School board members agreed in an Aug. 15 meeting to hire outside attorneys ahead of the hearing.
Arredondo has been the target of criticism for the delayed response to the May 24 tragedy.
School officials have continued to face pressure to hold officers accountable for the 77 minutes it took before law enforcement breached a classroom door and killed the 18-year-old gunman.
The Uvalde Consolidated Independent School District recommended that Arredondo be fired.
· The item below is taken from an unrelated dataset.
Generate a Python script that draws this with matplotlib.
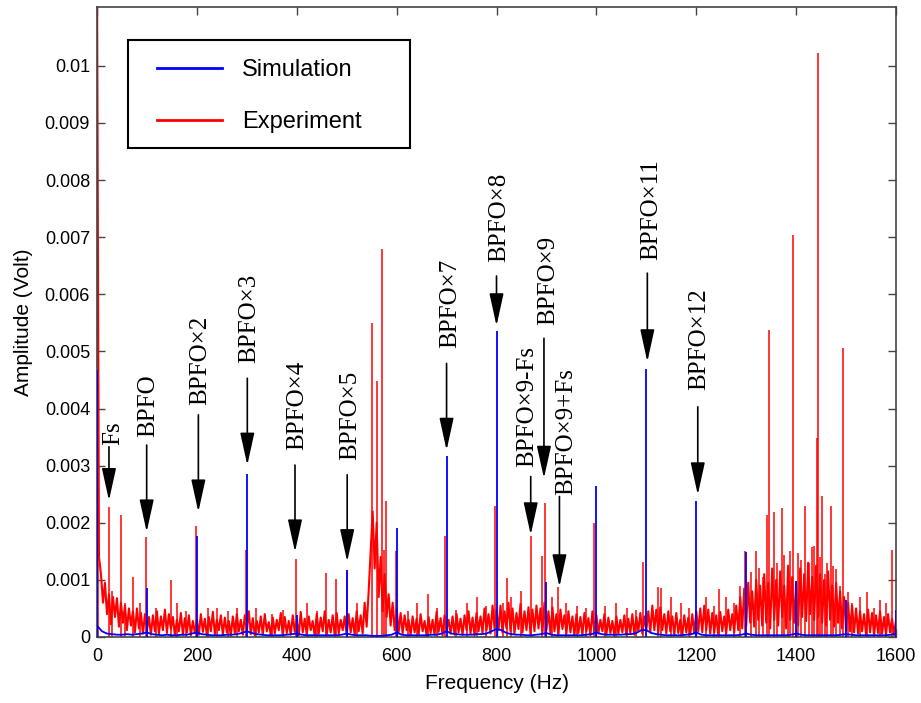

The Uvalde school board canceled its July 23 special session to consider the district’s recommendation “in conformity with due process requirements, and at the request of his attorney.”
Parents and community members have called on officials to fire Arredondo immediately, with some calling for the firing of other members of Uvalde’s school district police force who were present during the shooting.
According to an investigative report by the Texas House of Representatives into the events of May 24, the school district’s written active shooter plan assigned Arredondo “to assume command and control” during an active shooter incident.
“But as events unfolded, he failed to perform or to transfer to another person the role of incident commander,” the report from the state House read. “This was an essential duty he had assigned to himself in the plan mentioned above, yet it was not effectively performed by anyone.”
The report goes on to describe the general consensus from witnesses that officers on the scene either “assumed that Chief Arredondo was in charge, or that they could not tell that anybody was in charge of a scene described by several witnesses as ‘chaos’ or a ‘cluster.'”
In an interview with The Texas Tribune, Arredondo said he did not consider himself the commanding officer on the scene. He has said he was not made aware of the 911 calls coming from the children in the attacked classrooms.
Arredondo has defended the police response to the incident.
“We responded to the information that we had and had to adjust to whatever we faced,” Arredondo said. “Our objective was to save as many lives as we could, and the extraction of the students from the classrooms by all that were involved saved over 500 of our Uvalde students and teachers before we gained access to the shooter and eliminated the threat.”
Arredondo resigned from his city council post and is currently on leave from his position as UCISD police chief.